The second solution is to have a specific data container that can be shared between other containers. Again, the restriction of the physical/virtual server means the data container and all dependent application containers have to be maintained together.
Keeping data with the container
Startups are looking to address this data mobility issue using techniques that move the data with the container. One technology is Flocker from ClusterHQ. At a high level, Flocker ensures that when an application container moves, the data container moves with it. The Flocker architecture uses a set of agents and daemons on each host to maintain information on applications and their data, ensuring both are kept together across the infrastructure.
As an initial first step, keeping data and applications together is a positive move, however there are some big issues with this approach. There isn’t the flexibility to run containers across hosts and have them access the same shared data.
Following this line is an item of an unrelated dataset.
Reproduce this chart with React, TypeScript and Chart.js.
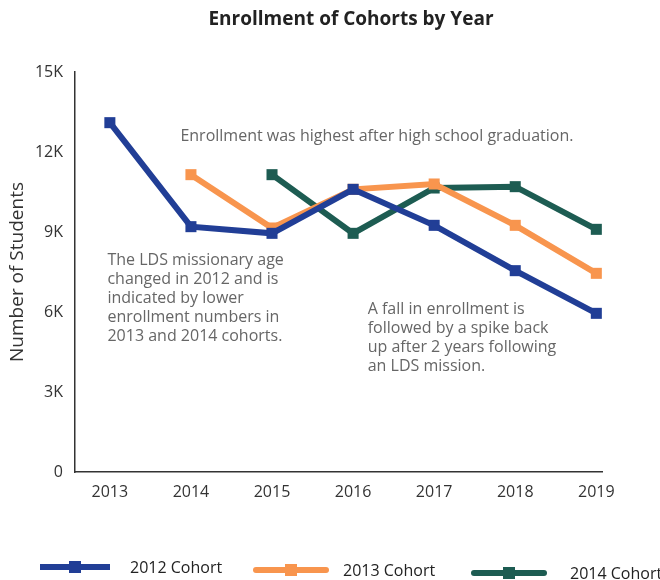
import React, { useEffect, useRef } from 'react';
import { Chart, registerables } from 'chart.js';

Chart.register(...registerables);

// ---- data ----
const years = [2013, 2014, 2015, 2016, 2017, 2018, 2019];
const cohort2012 = [13100, 9200, 8950, 10600, 9250, 7550, 5950];
const cohort2013 = [null, 11150, 9150, 10600, 10800, 9250, 7450];
const cohort2014 = [null, null, 11150, 8950, 10650, 10700, 9100];
const seriesNames = ['2012 Cohort', '2013 Cohort', '2014 Cohort'];
const seriesColors = ['#213E96', '#F8954E', '#1D5C52'];
const yTickValues = [0, 3000, 6000, 9000, 12000, 15000];
const chartTitle = 'Enrollment of Cohorts by Year';
const yAxisTitle = 'Number of Students';
const noteTexts = [
  ['Enrollment was highest after high school graduation.'],
  ['The LDS missionary age', 'changed in 2012 and is', 'indicated by lower', 'enrollment numbers in', '2013 and 2014 cohorts.'],
  ['A fall in enrollment is', 'followed by a spike back', 'up after 2 years following', 'an LDS mission.'],
];
// anchors of notes in data coordinates (year, students)
const noteAnchors = [
  { x: 2013.87, y: 12580 },
  { x: 2012.97, y: 7930 },
  { x: 2016.18, y: 6080 },
];

const FONT = '"Open Sans", "Noto Sans", sans-serif';

const toPoints = (vals: (number | null)[]) =>
  years.map((yr, i) => ({ x: yr, y: vals[i] })).filter((p) => p.y !== null);

const decorPlugin = {
  id: 'decor',
  afterDraw(chart: any) {
    const ctx = chart.ctx;
    const xs = chart.scales.x;
    const ys = chart.scales.y;
    ctx.save();
    // title
    ctx.fillStyle = '#222';
    ctx.font = `bold 19px ${FONT}`;
    ctx.textAlign = 'center';
    ctx.textBaseline = 'middle';
    ctx.fillText(chartTitle, 351, 20);

    // notes
    ctx.fillStyle = '#666';
    ctx.font = `16px ${FONT}`;
    ctx.textAlign = 'left';
    noteTexts.forEach((lines, i) => {
      const px = xs.getPixelForValue(noteAnchors[i].x);
      const py = ys.getPixelForValue(noteAnchors[i].y);
      lines.forEach((ln, j) => ctx.fillText(ln, px, py + j * 19));
    });

    // legend
    const legendX = [40, 256, 474];
    const legendY = [567, 570, 573];
    const textX = [130, 343, 570];
    chart.data.datasets.forEach((ds: any, i: number) => {
      const x0 = legendX[i];
      const y0 = legendY[i];
      ctx.strokeStyle = ds.borderColor;
      ctx.lineWidth = 6;
      ctx.lineCap = i === 0 ? 'butt' : 'round';
      ctx.beginPath();
      ctx.moveTo(x0, y0);
      ctx.lineTo(x0 + 70, y0);
      ctx.stroke();
      ctx.fillStyle = ds.borderColor;
      ctx.fillRect(x0 + 35 - 6, y0 - 6, 12, 12);
      ctx.fillStyle = '#222';
      ctx.font = `16px ${FONT}`;
      ctx.textAlign = 'left';
      ctx.textBaseline = 'middle';
      ctx.fillText(ds.label, textX[i], y0 + 1);
    });
    ctx.restore();
  },
};

export default function App() {
  const ref = useRef<HTMLCanvasElement | null>(null);

  useEffect(() => {
    document.body.style.margin = '0';
    const seriesVals = [cohort2012, cohort2013, cohort2014];
    const chart = new Chart(ref.current as HTMLCanvasElement, {
      type: 'line',
      data: {
        datasets: seriesVals.map((vals, i) => ({
          label: seriesNames[i],
          data: toPoints(vals) as any,
          borderColor: seriesColors[i],
          backgroundColor: seriesColors[i],
          borderWidth: 6,
          pointStyle: 'rect',
          pointRadius: 7.8,
          pointBorderWidth: 0,
          pointHoverRadius: 7.8,
          tension: 0,
          fill: false,
        })),
      },
      options: {
        responsive: false,
        animation: false,
        layout: { padding: { top: 72, right: 58, bottom: 0, left: 0 } },
        plugins: {
          legend: { display: false },
          title: { display: false },
          tooltip: { enabled: false },
        },
        scales: {
          x: {
            type: 'linear',
            min: 2012.57,
            max: 2019.07,
            afterBuildTicks: (s: any) => {
              s.ticks = years.map((v) => ({ value: v }));
            },
            afterFit: (s: any) => {
              s.height = 108;
            },
            grid: { drawOnChartArea: false, drawTicks: false },
            border: { display: true, color: '#333', width: 1.5 },
            ticks: {
              includeBounds: false,
              padding: 11,
              color: '#333',
              font: { family: FONT, size: 16 },
              callback: (v: any) => String(v),
            },
          },
          y: {
            type: 'linear',
            min: 0,
            max: 15000,
            afterBuildTicks: (s: any) => {
              s.ticks = yTickValues.map((v) => ({ value: v }));
            },
            afterFit: (s: any) => {
              s.width = 75;
            },
            grid: { drawOnChartArea: false, drawTicks: false },
            border: { display: true, color: '#333', width: 1.5 },
            ticks: {
              padding: 12,
              color: '#333',
              font: { family: FONT, size: 16 },
              callback: (v: any) => (v === 0 ? '0' : `${v / 1000}K`),
            },
            title: {
              display: true,
              text: yAxisTitle,
              color: '#333',
              font: { family: FONT, size: 19 },
              padding: { top: 6, bottom: 0 },
            },
          },
        },
      },
      plugins: [decorPlugin],
    });
    return () => chart.destroy();
  }, []);

  return (
    <div style={{ width: 660, height: 580, position: 'relative' }}>
      <canvas ref={ref} width={660} height={580} />
    </div>
  );
}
And there are only very weak security controls in place, implemented through keeping application and container data together on the same physical/virtual host. As applications and data become separated, security credentials need to ensure that data is accessible by only the right application and, of course, that the data is encrypted in-flight and can’t be intercepted through man-in-the-middle or other exploits.
A dedicated data layer
Another approach to consider for container storage is implementing a dedicated data layer. In this model, data services (databases, file systems) are implemented on more persistent entities such as virtual machines and physical servers. Containers interact with these services directly across the network in a configuration analogous to client/server application architecture.
This halfway house means that containers provide application scalability, but there’s still a manual process in scaling the data layer. In addition, one other key feature is needed: A data name server to map the logical data services to their physical location on the network. The name server also provides the ability to implement a solution to validate access credentials.
We’ve seen the data server idea implemented already in OpenStack as part of the Cinder project, and some of the concepts used there could be adapted for container-based storage solutions. Ultimately, the answer to the container and storage issue needs to be driven by the Open Container Initiative. Hopefully, with members that include EMC, IBM, HP, Microsoft, Oracle, Red Hat and others, we should see some more robust solutions appearing in the near future.